Work required => Collect the lines of the entries where "code" shows up.
───
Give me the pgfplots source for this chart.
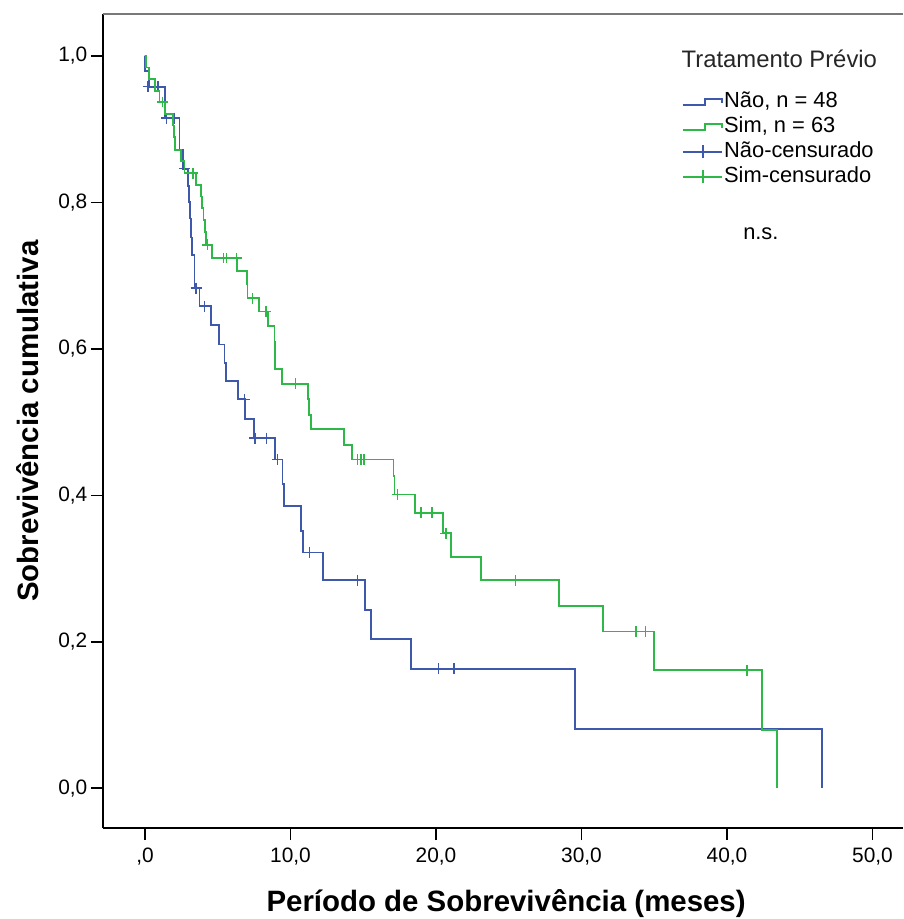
\documentclass[border=0pt]{standalone}
\usepackage{pgfplots}
\pgfplotsset{compat=1.18}
\usepackage{fontspec}
\setmainfont{Liberation Sans}
\definecolor{kmblue}{RGB}{62,88,172}
\definecolor{kmgreen}{RGB}{46,184,72}
\definecolor{topgray}{RGB}{120,120,120}

\begin{document}
\begin{tikzpicture}
\begin{axis}[
  scale only axis,
  width=802bp, height=816bp,
  xmin=-2.9, xmax=52.1,
  ymin=-0.0545, ymax=1.0572,
  clip mode=individual,
  axis lines*=left,
  axis line style={line width=1.6bp, black, -},
  xtick={0,10,20,30,40,50},
  xticklabels={{,0},{10,0},{20,0},{30,0},{40,0},{50,0}},
  ytick={0,0.2,0.4,0.6,0.8,1.0},
  yticklabels={{0,0},{0,2},{0,4},{0,6},{0,8},{1,0}},
  tick align=outside,
  major tick length=12bp,
  tick style={line width=1.6bp, black},
  ticklabel style={font=\fontsize{21}{24}\selectfont},
  xticklabel style={yshift=-4bp},
  xlabel={Período de Sobrevivência (meses)},
  ylabel={Sobrevivência cumulativa},
  label style={font=\bfseries\fontsize{29.6}{32}\selectfont},
  xlabel style={at={(axis description cs:0.504,-0.092)}, anchor=center},
  ylabel style={at={(axis description cs:-0.0935,0.5)}, anchor=center},
  legend style={draw=none, fill=none, at={(axis description cs:0.72,0.91)}, anchor=north west,
    font=\fontsize{22}{25}\selectfont, row sep=0bp,
    nodes={inner sep=1.5bp, text height=16.5bp, text depth=5.5bp}},
  legend cell align=left,
  after end axis/.code={
    \draw[draw=topgray, line width=2.4bp] (rel axis cs:0,1) -- (rel axis cs:1,1);
  },
]
\coordinate (BL) at (rel axis cs:0,0);
\coordinate (TR) at (rel axis cs:1,1);

% Nao (blue) Kaplan-Meier steps
\addplot[const plot, kmblue, line width=1.8bp, forget plot] coordinates {
(0,1.0) (0.02,0.979) (0.27,0.958) (1.35,0.915) (2.37,0.871) (2.6,0.846)
(2.95,0.822) (3.02,0.801) (3.1,0.778) (3.18,0.752) (3.25,0.728) (3.41,0.683)
(3.75,0.658) (4.55,0.632) (5.08,0.606) (5.47,0.581) (5.58,0.556) (6.38,0.531)
(6.9,0.504) (7.52,0.478) (8.96,0.449) (9.45,0.415) (9.55,0.385) (10.72,0.351)
(10.84,0.322) (12.26,0.284) (15.1,0.243) (15.55,0.204) (18.27,0.163)
(29.54,0.081) (46.55,0.081) (46.55,0.0)
};
\addplot[only marks, mark=+, mark size=5.5bp, kmblue, mark options={line width=1.6bp}, forget plot] coordinates {
(0.21,0.958) (0.89,0.958) (1.47,0.915) (2.04,0.915) (2.72,0.846) (3.52,0.683)
(4.09,0.658) (6.84,0.531) (7.55,0.478) (8.35,0.478) (9.12,0.449) (11.3,0.322)
(14.6,0.284) (20.17,0.163) (21.24,0.163)
};

% Sim (green) Kaplan-Meier steps
\addplot[const plot, kmgreen, line width=1.8bp, forget plot] coordinates {
(0,1.0) (0.05,0.984) (0.25,0.968) (0.7,0.952) (1.0,0.937) (1.4,0.921)
(1.92,0.905) (2.0,0.889) (2.05,0.872) (2.5,0.856) (2.72,0.84) (3.52,0.824)
(3.87,0.808) (3.94,0.792) (4.02,0.776) (4.1,0.76) (4.2,0.742) (4.62,0.724)
(6.31,0.706) (7.0,0.688) (7.05,0.669) (7.82,0.651) (8.44,0.631) (8.9,0.61)
(8.93,0.59) (8.96,0.572) (9.42,0.552) (11.18,0.531) (11.25,0.51) (11.41,0.49)
(13.7,0.469) (14.22,0.449) (17.08,0.426) (17.15,0.401) (18.54,0.376)
(20.49,0.348) (21.01,0.316) (23.07,0.284) (28.44,0.249) (31.46,0.214)
(34.96,0.161) (42.39,0.080) (43.42,0.080) (43.42,0.0)
};
\addplot[only marks, mark=+, mark size=5.5bp, kmgreen, mark options={line width=1.6bp}, forget plot] coordinates {
(1.2,0.937) (3.3,0.84) (4.3,0.742) (5.4,0.724) (5.6,0.724) (6.3,0.724)
(7.4,0.669) (8.3,0.651) (10.34,0.552) (14.6,0.449) (14.84,0.449) (15.07,0.449)
(17.35,0.401) (18.96,0.376) (19.71,0.376) (20.67,0.348) (25.47,0.284)
(33.75,0.214) (34.39,0.214) (41.36,0.161)
};

\addlegendimage{legend image code/.code={\draw[kmblue, line width=1.6bp] (0bp,-3bp) -- (22bp,-3bp) -- (22bp,3bp) -- (39bp,3bp) -- (39bp,-1bp);}}
\addlegendentry{Não, n = 48}
\addlegendimage{legend image code/.code={\draw[kmgreen, line width=1.6bp] (0bp,-3bp) -- (22bp,-3bp) -- (22bp,3bp) -- (39bp,3bp) -- (39bp,-1bp);}}
\addlegendentry{Sim, n = 63}
\addlegendimage{legend image code/.code={\draw[kmblue, line width=1.6bp] (0bp,0bp) -- (39bp,0bp); \draw[kmblue, line width=1.6bp] (20bp,-6.5bp) -- (20bp,6.5bp);}}
\addlegendentry{Não-censurado}
\addlegendimage{legend image code/.code={\draw[kmgreen, line width=1.6bp] (0bp,0bp) -- (39bp,0bp); \draw[kmgreen, line width=1.6bp] (20bp,-6.5bp) -- (20bp,6.5bp);}}
\addlegendentry{Sim-censurado}

\node[font=\fontsize{24}{27}\selectfont, text=black!85] at (axis cs:43.6,0.996) {Tratamento Prévio};
\node[font=\fontsize{22}{25}\selectfont] at (axis cs:42.33,0.757) {n.s.};
\end{axis}
\pgfresetboundingbox
\path[use as bounding box] ([xshift=-103bp,yshift=-91bp]BL) rectangle ([yshift=14bp]TR);
\end{tikzpicture}
\end{document}
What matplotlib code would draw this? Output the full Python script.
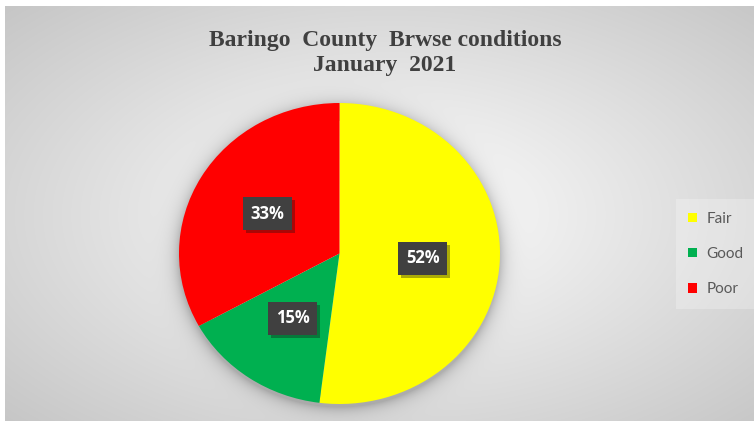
import numpy as np
import matplotlib.pyplot as plt
import matplotlib.patheffects as pe
from matplotlib.patches import Patch

labels = ["Fair", "Good", "Poor"]
shares = [52, 15, 33]
colors = ["#FFFF00", "#00B050", "#FF0000"]
title = "Baringo  County  Brwse conditions\nJanuary  2021"

W, H = 754, 421
fig = plt.figure(figsize=(W / 100, H / 100), dpi=100)
fig.patch.set_facecolor("white")

# chart area background: soft radial gray gradient plus pie shadow
bg = fig.add_axes([0, 0, 1, 1])
bg.set_xlim(0, W)
bg.set_ylim(H, 0)
bg.axis("off")
x0, y0, x1, y1 = 5, 6, W, H
yy, xx = np.mgrid[y0:y1, x0:x1] + 0.5
r = np.sqrt(((xx - 390) / 375) ** 2 + ((yy - 215) / 210) ** 2)
val = 255 - 40 * r
# shadow around the pie, a little below it
cx, cy, a, b = 339.5, 253.5, 160.5, 150.5
rho = np.sqrt(((xx - cx) / a) ** 2 + ((yy - cy - 3) / b) ** 2)
d = np.clip((rho - 1) * 155, 0, None)
val = val * (1 - 0.22 * np.exp(-d / 7) * (rho > 0.9))
img = np.clip(val, 0, 255) / 255
bg.imshow(np.dstack([img, img, img]), extent=(x0, x1, y1, y0), interpolation="bilinear", aspect="auto")

ax = fig.add_axes([179 / W, 17 / H, 321 / W, 301 / H])
wedges, _, pcts = ax.pie(shares, colors=colors, startangle=90, counterclock=False,
                         autopct="%1.0f%%", pctdistance=0.52,
                         wedgeprops=dict(linewidth=0))
ax.set_aspect("auto")
ax.set_xlim(-1, 1)
ax.set_ylim(-1, 1)
ax.axis("off")

for t in pcts:
    t.set_color("white")
    t.set_fontfamily("Open Sans")
    t.set_fontweight("bold")
    t.set_fontsize(12)
    t.set_bbox(dict(boxstyle="square,pad=0.45", facecolor="#404040", edgecolor="none"))
    t.get_bbox_patch().set_path_effects([pe.SimplePatchShadow(offset=(2, -2), alpha=0.35), pe.Normal()])

fig.text(385 / W, 1 - 30 / H, title, ha="center", va="top", fontsize=17,
         fontfamily="Liberation Serif", fontweight="bold", color="#404040", linespacing=1.25)

handles = [Patch(facecolor=c, edgecolor="none") for c in colors]
leg = fig.legend(handles, labels, loc="center left", bbox_to_anchor=(673 / W, 1 - 254 / H),
                 frameon=True, handlelength=0.55, handleheight=0.55,
                 handletextpad=0.65, labelspacing=1.4, borderpad=0.5,
                 prop=dict(family="Lato", size=11))
leg.get_frame().set_facecolor("white")
leg.get_frame().set_alpha(0.25)
leg.get_frame().set_edgecolor("none")
leg.get_frame().set_boxstyle("square")
for t in leg.get_texts():
    t.set_color("#595959")

fig.savefig("out.png", dpi=100)
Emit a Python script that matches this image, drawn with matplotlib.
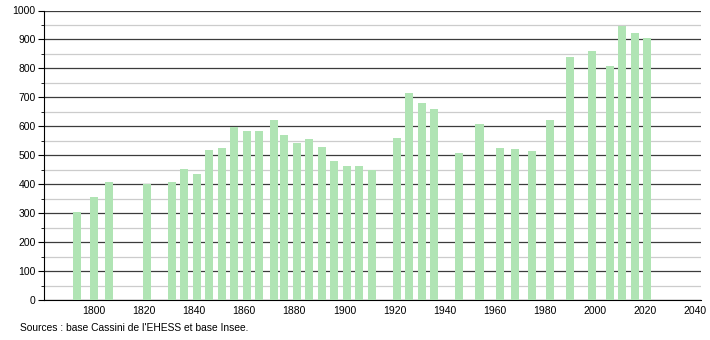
import matplotlib.pyplot as plt
from matplotlib.ticker import MultipleLocator

# census years and population
years = [1793, 1800, 1806, 1821, 1831, 1836, 1841, 1846, 1851, 1856,
         1861, 1866, 1872, 1876, 1881, 1886, 1891, 1896, 1901, 1906,
         1911, 1921, 1926, 1931, 1936, 1946, 1954, 1962, 1968, 1975,
         1982, 1990, 1999, 2006, 2011, 2016, 2021]
population = [304, 356, 408, 402, 408, 453, 435, 517, 525, 596,
              583, 584, 622, 570, 542, 557, 529, 480, 463, 463,
              448, 560, 716, 679, 660, 508, 608, 525, 522, 515,
              622, 839, 860, 808, 948, 922, 904]

xticks = list(range(1800, 2041, 20))
source = "Sources : base Cassini de l'EHESS et base Insee."

plt.rcParams['font.family'] = ['Liberation Sans', 'DejaVu Sans']

fig = plt.figure(figsize=(7.1, 3.4), dpi=100)
ax = fig.add_axes([44 / 710, 40 / 340, 657 / 710, 289.5 / 340])

ax.bar(years, population, width=3.2, color='#b0e4b4', zorder=3)

ax.set_xlim(1780, 2042.5)
ax.set_ylim(0, 1000)
ax.set_xticks(xticks)
ax.yaxis.set_major_locator(MultipleLocator(100))
ax.yaxis.set_minor_locator(MultipleLocator(50))

ax.grid(which='major', axis='y', color='#3c3c3c', linewidth=0.9, zorder=1)
ax.grid(which='minor', axis='y', color='#cccccc', linewidth=0.9, zorder=1)

for side in ['top', 'right']:
    ax.spines[side].set_visible(False)
ax.spines['left'].set_color('black')
ax.spines['bottom'].set_color('black')

ax.tick_params(axis='y', which='major', length=4, labelsize=7.5, pad=2)
ax.tick_params(axis='y', which='minor', length=2)
ax.tick_params(axis='x', length=0, labelsize=7.5, pad=4)

fig.text(20 / 710, 1 - 328 / 340, source, fontsize=7.4, va='center', ha='left')

fig.savefig('out.png', dpi=100)
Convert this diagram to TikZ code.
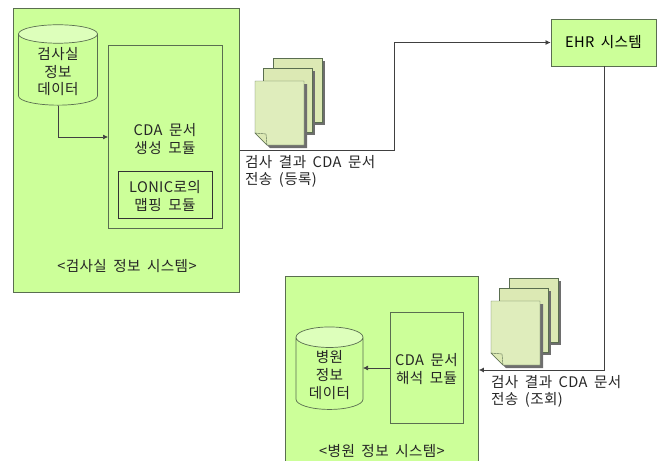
───
The answer =>
  after end axis/.code={
\addlegendimage{legend image code/.code={\draw[kmblue, line width=1.6bp] (0bp,-3bp) -- (22bp,-3bp) -- (22bp,3bp) -- (39bp,3bp) -- (39bp,-1bp);}}
\addlegendimage{legend image code/.code={\draw[kmgreen, line width=1.6bp] (0bp,-3bp) -- (22bp,-3bp) -- (22bp,3bp) -- (39bp,3bp) -- (39bp,-1bp);}}
\addlegendimage{legend image code/.code={\draw[kmblue, line width=1.6bp] (0bp,0bp) -- (39bp,0bp); \draw[kmblue, line width=1.6bp] (20bp,-6.5bp) -- (20bp,6.5bp);}}
\addlegendimage{legend image code/.code={\draw[kmgreen, line width=1.6bp] (0bp,0bp) -- (39bp,0bp); \draw[kmgreen, line width=1.6bp] (20bp,-6.5bp) -- (20bp,6.5bp);}}
What matplotlib code would draw this? Output the full Python script.
Convert this diagram to TikZ code.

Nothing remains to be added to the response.